Maintaining the water quality in your pool or spa is crucial to ensure an enjoyable experience for everyone. Whether you're a new pool owner or have been managing your water quality for years, understanding the essentials of water testing, sanitizing, and balancing can make a significant difference. In this guide, we'll cover three key tips that every pool and spa owner should know to keep their water clean, safe, and balanced.
Tip 1: Have a Reliable Test Kit
The water in a pool, spa, or hot tub has certain characteristics. For example, it can be hard or soft, slightly acidic or slightly alkaline, or contain metals like copper and iron. It can also be a welcoming place for algae, bacteria, and other microscopic invaders — or not.
These characteristics can change with environmental influences. Heat, sunlight, wind, rain, and contaminants introduced by bathers (think sweat, saliva, and other body fluids, as well as perfumes, sun lotions, and similar personal care products) can all affect water quality. The addition of specially formulated treatment chemicals will also change water quality.
Some changes can be harmful to the people in the water as well as to the pool/spa itself and its equipment. To prevent illness and material damage, the water's characteristics must be monitored routinely. This is the purpose of a test kit. Test results will determine when and how much chemical treatment is necessary to restore the water to a sparkling clean state. You cannot determine water quality by just looking at it.

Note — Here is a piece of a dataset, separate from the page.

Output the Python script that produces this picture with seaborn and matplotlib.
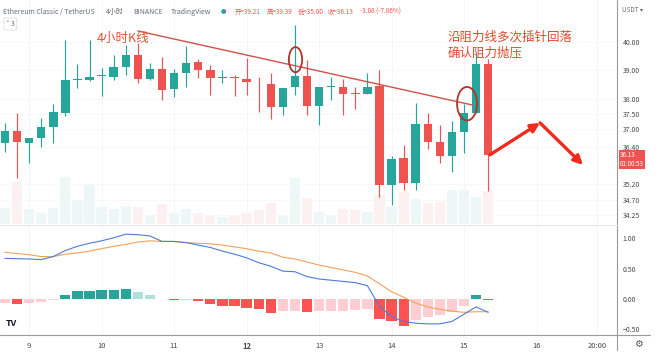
import matplotlib
matplotlib.use("Agg")
import matplotlib.pyplot as plt
import numpy as np
import seaborn as sns
from matplotlib.patches import Ellipse
from matplotlib.lines import Line2D
from matplotlib.ticker import FixedLocator, FixedFormatter, NullLocator

# =========================
# DATA  (ETC/USDT, 4h candles)
# =========================
opens = [36.54, 36.93, 36.54, 36.70, 37.06, 37.53, 38.66, 38.66, 38.79, 38.76,
         39.11, 39.54, 38.69, 39.04, 38.35, 38.90, 39.29, 39.01, 38.72, 38.74,
         38.69, 38.56, 38.52, 37.73, 38.42, 38.80, 37.77, 38.41, 38.42, 38.19,
         38.18, 38.45, 35.18, 36.05, 35.25, 37.16, 36.57, 36.11, 36.90, 37.53, 39.21]
highs = [37.20, 37.53, 36.70, 37.36, 37.84, 40.07, 39.22, 40.07, 39.08, 39.54,
         39.89, 39.96, 39.25, 39.47, 39.04, 39.86, 39.39, 39.18, 39.01, 38.83,
         39.43, 38.76, 38.90, 38.38, 40.61, 39.36, 38.42, 38.76, 38.69, 38.42,
         38.90, 39.01, 36.11, 36.47, 37.87, 37.53, 37.13, 37.26, 37.84, 39.61, 39.39]
lows = [36.24, 35.41, 35.89, 36.40, 36.54, 37.43, 38.38, 38.62, 38.11, 38.66,
        38.83, 38.55, 38.66, 37.97, 38.08, 38.42, 38.73, 38.14, 38.55, 38.11,
        38.14, 37.56, 37.33, 37.46, 38.14, 37.46, 37.13, 37.97, 37.46, 37.67,
        38.18, 34.81, 34.56, 35.03, 35.03, 36.34, 35.89, 35.60, 36.21, 37.53, 35.00]
closes = [36.93, 36.57, 36.70, 37.06, 37.56, 38.66, 38.67, 38.76, 38.80, 39.11,
          39.54, 38.69, 39.04, 38.31, 38.90, 39.25, 39.01, 38.73, 38.74, 38.72,
          38.59, 38.54, 37.73, 38.38, 38.80, 37.77, 38.42, 38.43, 38.18, 38.17,
          38.42, 35.18, 36.01, 35.25, 37.16, 36.57, 36.11, 36.90, 37.53, 39.21, 36.13]
volumes_k = [16, 42, 15, 11, 16, 47, 24, 39, 17, 15,
             18, 17, 9, 20, 11, 15, 11, 9, 7, 9,
             11, 14, 21, 9, 46, 26, 12, 9, 15, 14,
             12, 29, 17, 32, 25, 21, 22, 34, 34, 27, 33]

macd = [0.67, 0.665, 0.66, 0.65, 0.70, 0.80, 0.87, 0.92, 0.96, 1.01,
        1.07, 1.06, 1.04, 0.95, 0.95, 0.93, 0.89, 0.85, 0.79, 0.74,
        0.68, 0.60, 0.54, 0.46, 0.45, 0.37, 0.33, 0.31, 0.29, 0.27,
        0.22, -0.12, -0.29, -0.37, -0.40, -0.41, -0.41, -0.37, -0.25, -0.13, -0.22]
signal = [0.77, 0.75, 0.73, 0.70, 0.70, 0.74, 0.76, 0.79, 0.83, 0.87,
          0.90, 0.94, 0.96, 0.95, 0.95, 0.93, 0.92, 0.91, 0.89, 0.86,
          0.83, 0.79, 0.76, 0.69, 0.66, 0.61, 0.56, 0.52, 0.48, 0.44,
          0.38, 0.25, 0.12, 0.03, -0.07, -0.13, -0.17, -0.20, -0.22, -0.21, -0.21]
hist = [-0.07, -0.09, -0.066, -0.044, -0.01, 0.07, 0.127, 0.14, 0.143, 0.145,
        0.17, 0.11, 0.07, 0.005, -0.02, -0.01, -0.04, -0.077, -0.11, -0.12,
        -0.15, -0.165, -0.23, -0.20, -0.195, -0.22, -0.20, -0.19, -0.19, -0.18,
        -0.165, -0.325, -0.37, -0.44, -0.34, -0.29, -0.26, -0.22, -0.11, 0.07, -0.015]

day_labels = ["9", "10", "11", "12", "13", "14", "15", "16", "20:00"]
day_label_idx = [2, 8, 14, 20, 26, 32, 38, 44, 49]
price_ticks = [40.00, 39.00, 38.00, 37.50, 37.00, 36.40, 35.20, 34.70, 34.25]
macd_ticks = [1.0, 0.5, 0.0, -0.5]
last_close = 36.13
countdown = "01:00:53"

# drawings on the chart (candle index, price)
res_line_x = [11.0, 38.7]
res_line_y = [40.40, 37.80]
circles = [(24.05, 39.375, 1.1, 0.89), (38.25, 37.85, 1.66, 1.14)]
arrow_pts = [(40.15, 36.15), (44.29, 37.20), (47.85, 35.82)]
note_left = "4小时K线"
note_right = "沿阻力线多次插针回落\n确认阻力抛压"

# =========================
# STYLE
# =========================
sns.set_theme(style="white")
plt.rcParams['font.family'] = ['Noto Sans CJK SC', 'DejaVu Sans']

UP, DOWN = "#26a69a", "#ef5350"
W, H = 660, 356

def box(x0, y0, x1, y1):
    return [x0 / W, 1 - y1 / H, (x1 - x0) / W, (y1 - y0) / H]

fig = plt.figure(figsize=(6.6, 3.56), dpi=100)
ax = fig.add_axes(box(0, 0, 617, 224), label="price")
axv = fig.add_axes(box(0, 0, 617, 224), sharex=ax, label="vol")
axm = fig.add_axes(box(0, 225, 617, 335), sharex=ax, label="macd")
ax.set_zorder(2)
axv.set_zorder(1)
ax.patch.set_visible(False)

idx = np.arange(len(opens))
o, h, l, c = map(np.array, (opens, highs, lows, closes))
col = np.where(c >= o, UP, DOWN)

# volume (very faint, behind candles)
vcol = np.where(c >= o, "#edf7f5", "#fdf0f0")
axv.bar(idx, volumes_k, width=0.85, color=vcol, linewidth=0)
axv.set_ylim(0, 224)
axv.axis("off")

# candles
ax.vlines(idx, l, h, colors=col, linewidth=0.85, zorder=3)
body = np.maximum(np.abs(c - o), 0.03)
ax.bar(idx, body, bottom=np.minimum(o, c), width=0.7, color=col, linewidth=0, zorder=4)

ax.set_yscale("log")
ax.set_xlim(-0.41, 50.66)
ax.set_ylim(33.97, 41.54)
ax.yaxis.tick_right()
ax.yaxis.set_major_locator(FixedLocator(price_ticks))
ax.yaxis.set_major_formatter(FixedFormatter([f"{t:.2f}" for t in price_ticks]))
ax.yaxis.set_minor_locator(NullLocator())
ax.tick_params(axis="y", length=0, pad=4, labelsize=5, labelcolor="#4a4a4a")
ax.tick_params(axis="x", bottom=False, labelbottom=False)
for s in ax.spines.values():
    s.set_visible(False)
for xi in day_label_idx:
    ax.axvline(xi, color="#f3f4f7", lw=0.6, zorder=0)
    axm.axvline(xi, color="#f3f4f7", lw=0.6, zorder=0)
for t in price_ticks:
    ax.axhline(t, color="#f5f6f8", lw=0.6, zorder=0)

# drawings
ax.plot(res_line_x, res_line_y, color="#cf5149", lw=1.0, zorder=5)
for cx, cy, ew, eh in circles:
    ax.add_patch(Ellipse((cx, cy), ew, eh, fill=False, ec="#b3322a", lw=1.3, zorder=6))
for p0, p1 in zip(arrow_pts[:-1], arrow_pts[1:]):
    ax.annotate("", xy=p1, xytext=p0,
                arrowprops=dict(arrowstyle="-|>", color="#ee2b1d", lw=2.4,
                                mutation_scale=13, shrinkA=0, shrinkB=0), zorder=7)
ax.text(7.6, 40.14, note_left, fontsize=9, color="#e2542e", ha="left", va="center", zorder=7)
ax.text(36.67, 40.43, note_right, fontsize=9, color="#e2482c", ha="left", va="top",
        linespacing=1.3, zorder=7)

# last price label
ax.annotate(f"{last_close:.2f}\n{countdown}", xy=(1, last_close), xycoords=("axes fraction", "data"),
            xytext=(2, -3), textcoords="offset points", ha="left", va="center",
            fontsize=4.5, color="white", linespacing=1.1, annotation_clip=False,
            bbox=dict(boxstyle="square,pad=0.2", fc=DOWN, ec="none"))

# MACD pane
hcol = []
for i, v in enumerate(hist):
    prev = hist[i - 1] if i > 0 else v
    if v >= 0:
        hcol.append("#26a69a" if v > prev else "#b2dfdb")
    else:
        hcol.append("#ff5252" if v < prev else "#ffcdd2")
axm.bar(idx, hist, width=0.85, color=hcol, linewidth=0, zorder=2)
sns.lineplot(x=idx, y=signal, ax=axm, color="#f5a05a", lw=0.8, zorder=3)
sns.lineplot(x=idx, y=macd, ax=axm, color="#4f7bd8", lw=0.8, zorder=4)
axm.set_ylim(-0.594, 1.221)
axm.yaxis.tick_right()
axm.set_yticks(macd_ticks)
axm.set_yticklabels([f"{t:.2f}".replace("-", "\u2212") for t in macd_ticks])
axm.tick_params(axis="y", length=0, pad=4, labelsize=5, labelcolor="#4a4a4a")
axm.set_xticks(day_label_idx)
axm.set_xticklabels(day_labels)
axm.tick_params(axis="x", length=0, pad=5, labelsize=5.5, labelcolor="#4a4a4a")
axm.get_xticklabels()[3].set_fontweight("bold")
axm.set_xlabel("")
axm.set_ylabel("")
for s in axm.spines.values():
    s.set_visible(False)

# pane borders
fig.add_artist(Line2D([617 / W, 617 / W], [1 - 350 / H, 1], color="#9a9a9a", lw=0.8))
fig.add_artist(Line2D([0, 650 / W], [1 - 335 / H, 1 - 335 / H], color="#9a9a9a", lw=0.8))
fig.add_artist(Line2D([0, 617 / W], [1 - 224.5 / H, 1 - 224.5 / H], color="#e6e8ee", lw=0.8))

# header
def ftxt(x, y, s, **kw):
    kw.setdefault("fontsize", 5)
    kw.setdefault("va", "center")
    fig.text(x / W, 1 - y / H, s, **kw)

ftxt(3, 12, "Ethereum Classic / TetherUS", color="#666a75")
ftxt(106, 12, "4小时", color="#666a75")
ftxt(133, 12, "BINANCE", color="#666a75")
ftxt(171, 12, "TradingView", color="#666a75")
ftxt(221, 12, "●", color=UP, fontsize=4)
ftxt(235, 12, f"开={opens[-1]:.2f}", color=DOWN, fontsize=4.6)
ftxt(267, 12, f"高={highs[-1]:.2f}", color=DOWN, fontsize=4.6)
ftxt(298, 12, f"低={lows[-1]:.2f}", color=DOWN, fontsize=4.6)
ftxt(328, 12, f"收={closes[-1]:.2f}", color=DOWN, fontsize=4.6)
chg = closes[-1] - opens[-1]
ftxt(360, 12, f"{chg:.2f} ({chg / opens[-1] * 100:.2f}%)", color=DOWN, fontsize=4.6)
ftxt(6, 24, "˅ 3", color="#666a75", fontsize=5,
     bbox=dict(boxstyle="round,pad=0.3", fc="white", ec="#d6d8de", lw=0.5))
ftxt(622, 10, "USDT ▾", color="#666a75", fontsize=4.5)
ftxt(6, 323, "TV", color="#131722", fontsize=6.5, fontweight="heavy")
ftxt(638, 344, "⚙", color="#555555", fontsize=7, ha="center")

fig.savefig("out.png", dpi=100)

Tip 2: Keep Water Sanitary for Bathers
Sanitary water is free from infection and disease-causing organisms like bacteria and viruses, free from slippery algae that can cause falls as well as spoil the appearance of the water; and free from bather wastes, dirt, dust, leaves, grass, and more. Water cannot stay sanitary by itself. Sanitization is achieved with the addition of a disinfectant – most commonly chlorine.
The sanitizer will react immediately with contaminants that are introduced to the water until its fighting power is all used up. Chlorine that reacts with organic compounds has a name—combined chlorine (or chloramines). In water management, the goal is to always have enough residual disinfectant to provide around-the-clock protection; this is known as free chlorine. It's important to be aware that not all testing products are able to distinguish combined chlorine from the active free chlorine sanitizer.

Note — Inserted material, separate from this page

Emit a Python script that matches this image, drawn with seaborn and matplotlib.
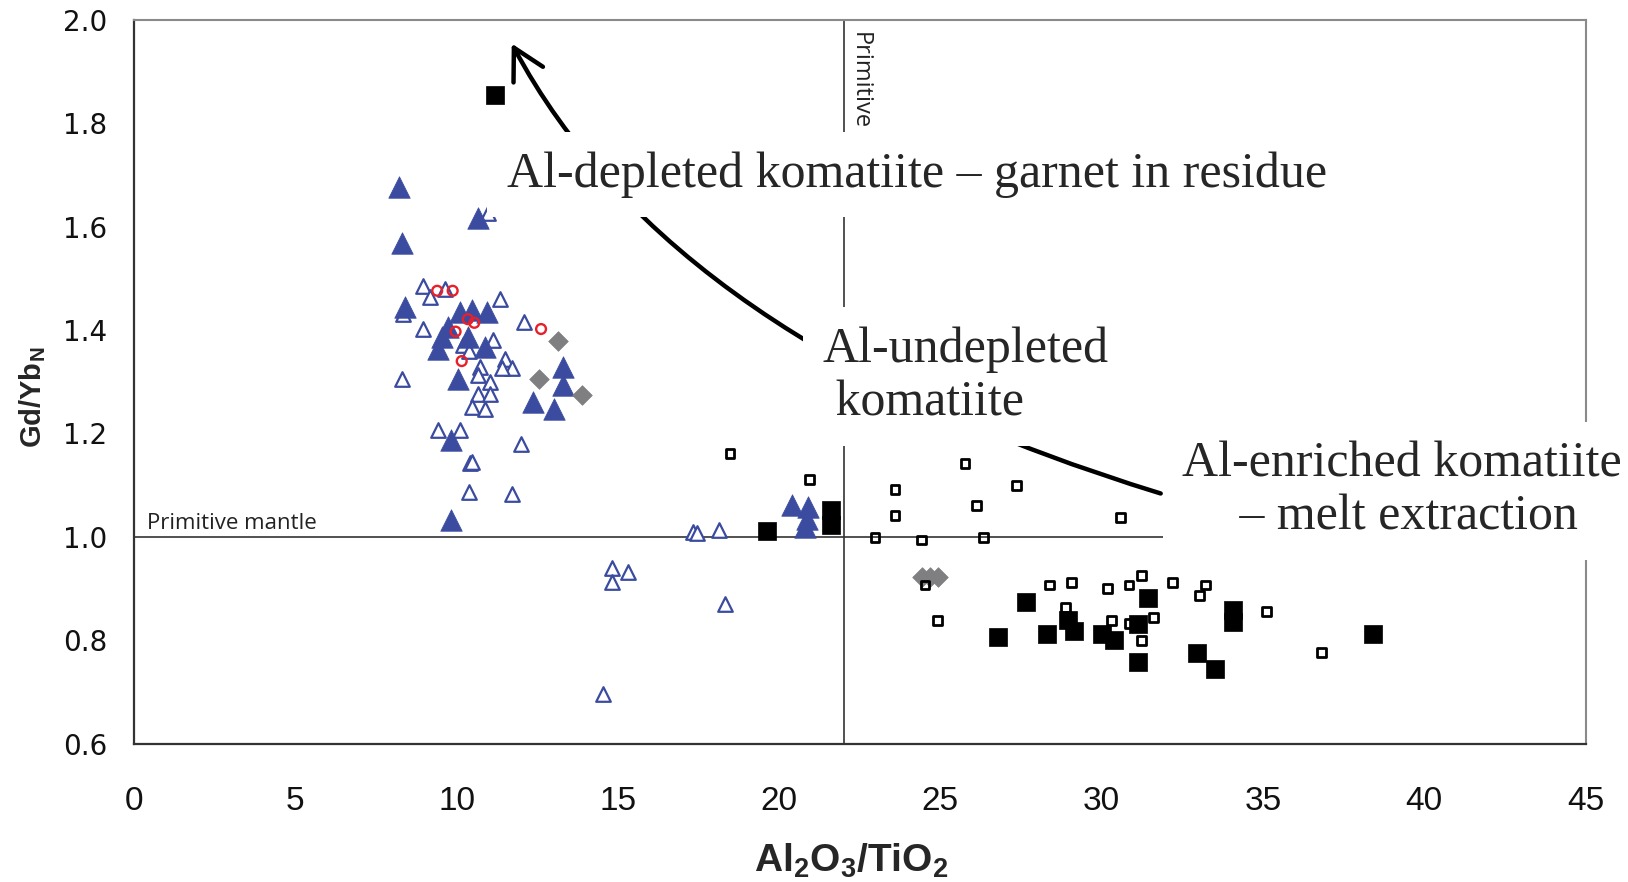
import matplotlib
matplotlib.use("Agg")
import matplotlib.pyplot as plt
import seaborn as sns
import pandas as pd
from matplotlib.patches import FancyArrowPatch, ArrowStyle
from matplotlib.ticker import FormatStrFormatter

# ---------------- data ----------------
filled_tri_x = [8.23, 10.68, 8.32, 8.40, 10.11, 10.47, 10.93, 9.75, 9.54, 10.37, 10.88, 9.43,
                10.03, 13.31, 13.31, 12.38, 13.03, 9.82, 9.83, 20.39, 20.90, 20.80, 20.85]
filled_tri_y = [1.677, 1.616, 1.568, 1.445, 1.435, 1.438, 1.435, 1.406, 1.387, 1.387, 1.368, 1.364,
                1.306, 1.329, 1.293, 1.261, 1.248, 1.187, 1.032, 1.061, 1.058, 1.019, 1.035]

open_tri_x = [10.98, 8.97, 9.64, 9.18, 8.35, 11.35, 8.97, 12.09, 11.14, 11.50, 11.71, 11.40,
              10.73, 10.68, 11.04, 10.68, 11.04, 10.47, 10.88, 8.32, 9.43, 10.11, 12.00, 10.42,
              10.47, 10.39, 11.71, 17.34, 17.44, 18.14, 14.83, 14.83, 15.31, 18.33, 14.55,
              10.20, 10.40]
open_tri_y = [1.626, 1.485, 1.480, 1.464, 1.432, 1.461, 1.403, 1.416, 1.380, 1.345, 1.326, 1.326,
              1.329, 1.313, 1.300, 1.277, 1.277, 1.251, 1.248, 1.306, 1.206, 1.206, 1.180, 1.142,
              1.145, 1.087, 1.083, 1.010, 1.008, 1.013, 0.939, 0.913, 0.932, 0.871, 0.697,
              1.372, 1.360]

red_circle_x = [9.40, 9.88, 10.35, 10.55, 9.97, 12.62, 10.16]
red_circle_y = [1.476, 1.476, 1.421, 1.414, 1.397, 1.402, 1.340]

diamond_x = [13.14, 12.56, 13.89, 24.42, 24.68, 24.93]
diamond_y = [1.378, 1.306, 1.274, 0.923, 0.923, 0.923]

open_sq_x = [18.48, 20.94, 22.97, 25.76, 23.59, 23.59, 27.36, 26.12, 30.59, 24.42, 26.33, 24.52,
             24.90, 28.39, 29.07, 28.88, 30.18, 30.85, 31.24, 30.31, 30.86, 31.24, 31.60, 32.19,
             33.23, 33.04, 35.11, 36.82]
open_sq_y = [1.161, 1.111, 0.999, 1.142, 1.092, 1.042, 1.099, 1.061, 1.037, 0.994, 0.999, 0.907,
             0.838, 0.907, 0.912, 0.863, 0.900, 0.907, 0.926, 0.839, 0.833, 0.800, 0.844, 0.912,
             0.907, 0.887, 0.856, 0.776]

filled_sq_x = [11.20, 19.61, 21.60, 21.60, 27.64, 26.79, 28.31, 28.96, 29.15, 30.00, 30.39, 31.44,
               31.13, 31.13, 34.08, 34.08, 32.94, 33.51, 38.42]
filled_sq_y = [1.855, 1.011, 1.052, 1.023, 0.874, 0.807, 0.813, 0.839, 0.819, 0.813, 0.800, 0.881,
               0.831, 0.758, 0.858, 0.836, 0.776, 0.745, 0.813]

x_ticks = [0, 5, 10, 15, 20, 25, 30, 35, 40, 45]
y_ticks = [0.6, 0.8, 1.0, 1.2, 1.4, 1.6, 1.8, 2.0]
primitive_mantle_y = 1.0
primitive_x = 22.0

trend_start = (31.83, 1.084)   # Al-enriched end of curve
trend_end = (11.71, 1.954)     # arrow tip

# ---------------- styling ----------------
sns.set_theme(style="white")
plt.rcParams['font.family'] = ['DejaVu Sans']
plt.rcParams['mathtext.fontset'] = 'custom'
plt.rcParams['mathtext.rm'] = 'Liberation Sans:bold'
plt.rcParams['mathtext.bf'] = 'Liberation Sans:bold'
plt.rcParams['mathtext.default'] = 'bf'

BLUE = "#3a4ba0"
RED = "#e8202a"
GREY = "#7f7f82"

fig, ax = plt.subplots(figsize=(16.28, 8.82), dpi=100)
fig.subplots_adjust(left=0.0823, right=0.9739, top=0.9776, bottom=0.1567)
ax.set_facecolor("white")

series = [
    (open_tri_x, open_tri_y, dict(marker="^", s=110, facecolors="white", edgecolors=BLUE, linewidths=1.6)),
    (filled_tri_x, filled_tri_y, dict(marker="^", s=240, color=BLUE, edgecolors=BLUE, linewidths=0.5)),
    (diamond_x, diamond_y, dict(marker="D", s=100, color=GREY, edgecolors=GREY, linewidths=0.5)),
    (red_circle_x, red_circle_y, dict(marker="o", s=50, facecolors="none", edgecolors=RED, linewidths=1.7)),
    (open_sq_x, open_sq_y, dict(marker="s", s=40, facecolors="none", edgecolors="black", linewidths=2.0)),
    (filled_sq_x, filled_sq_y, dict(marker="s", s=165, color="black", edgecolors="black", linewidths=0.5)),
]
for i, (xs, ys, kw) in enumerate(series):
    df = pd.DataFrame({"x": xs, "y": ys})
    sns.scatterplot(data=df, x="x", y="y", ax=ax, legend=False, zorder=3 + i * 0.01, **kw)

# reference lines
ax.axhline(primitive_mantle_y, color="#333333", lw=1.2, zorder=2)
ax.axvline(primitive_x, color="#333333", lw=1.2, zorder=2)

ax.text(0.39, primitive_mantle_y + 0.005, "Primitive mantle", family=["Open Sans", "DejaVu Sans"],
        fontsize=16, color="#222222", ha="left", va="bottom", zorder=3)
ax.text(primitive_x + 0.12, 1.976, "Primitive", family=["Open Sans", "DejaVu Sans"],
        fontsize=17, color="#222222", rotation=-90, ha="left", va="top", zorder=3)

# curved trend arrow
arrow = FancyArrowPatch(posA=trend_start, posB=trend_end,
                        connectionstyle="angle3,angleA=163,angleB=-62",
                        arrowstyle=ArrowStyle("->", head_length=22, head_width=12),
                        mutation_scale=1, lw=3.2, color="black", shrinkA=0, shrinkB=0, zorder=4)
ax.add_patch(arrow)

serif = ["Liberation Serif", "DejaVu Serif"]
box = dict(facecolor="white", edgecolor="none", pad=14)
ax.text(11.55, 1.677, "Al-depleted komatiite \u2013 garnet in residue", family=serif, fontsize=36,
        ha="left", va="baseline", bbox=box, zorder=5, clip_on=False)
ax.text(21.35, 1.235, "Al-undepleted\n komatiite", family=serif, fontsize=36,
        ha="left", va="baseline", linespacing=1.18, bbox=box, zorder=5, clip_on=False)
ax.text(32.5, 1.014, "Al-enriched komatiite\n\u00a0\u2013 melt extraction", family=serif, fontsize=36,
        ha="left", va="baseline", multialignment="center", linespacing=1.18,
        bbox=box, zorder=5, clip_on=False)

# axes
ax.set_xlim(0, 45)
ax.set_ylim(0.6, 2.0)
ax.set_xticks(x_ticks)
ax.set_yticks(y_ticks)
ax.yaxis.set_major_formatter(FormatStrFormatter("%.1f"))
ax.grid(False)

for side in ["left", "bottom"]:
    ax.spines[side].set_color("#333333")
    ax.spines[side].set_linewidth(1.6)
for side in ["top", "right"]:
    ax.spines[side].set_color("#8a8a8a")
    ax.spines[side].set_linewidth(1.5)
    ax.spines[side].set_visible(True)

ax.tick_params(axis="both", direction="out", length=7.5, width=1.2, color="#333333", labelcolor="#111111")
ax.tick_params(axis="y", pad=12)
ax.tick_params(axis="x", pad=23)
for lbl in ax.get_yticklabels():
    lbl.set_fontfamily(["DejaVu Sans"])
    lbl.set_fontsize(20)
for lbl in ax.get_xticklabels():
    lbl.set_fontfamily(["Liberation Sans Narrow", "Liberation Sans"])
    lbl.set_fontsize(24)

ax.set_xlabel(r"Al$_{2}$O$_{3}$/TiO$_{2}$", family=["Liberation Sans"], fontweight="bold", fontsize=28)
ax.set_ylabel(r"Gd/Yb$_{N}$", family=["Liberation Sans"], fontweight="bold", fontsize=21)
ax.xaxis.set_label_coords(0.494, -0.162)
ax.xaxis.label.set_va("center")
ax.yaxis.set_label_coords(-0.070, 0.478)
ax.yaxis.label.set_va("center")

fig.savefig("out.png", dpi=100, facecolor="white")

Choose a test kit or test strip that measures (at minimum) free chlorine, pH, and total alkalinity, and check these parameters frequently.
Tip 3: Protect Your Investment with Balanced Water
Balanced water is water that will neither corrode nor scale the pool or spa surfaces or equipment. Corrosion is an eating away of a material, like a metal fixture or tile grout. Scaling results in surfaces that are unsightly and rough to the touch; the same deposits can also block water flow when they build up in piping. Because either can lead to big repair bills, it is crucial to keep water in balance. This is achieved by managing five interrelated factors: pH, total alkalinity (TA), calcium hardness, water temperature, and total dissolved solids (TDS). TDS plays a minor role in overall water balance but it is still a contributing factor. Additionally, the total alkalinity in any water should also be adjusted for cyanuric acid (CYA) content. A change in one factor can affect all the others.
In addition to testing pH, total alkalinity, and calcium hardness levels on a regular schedule yourself, you can avoid water balance problems by periodically having your water professionally tested — either by taking a water sample to your local pool retail store for expert analysis, or by hiring a service professional to monitor your water.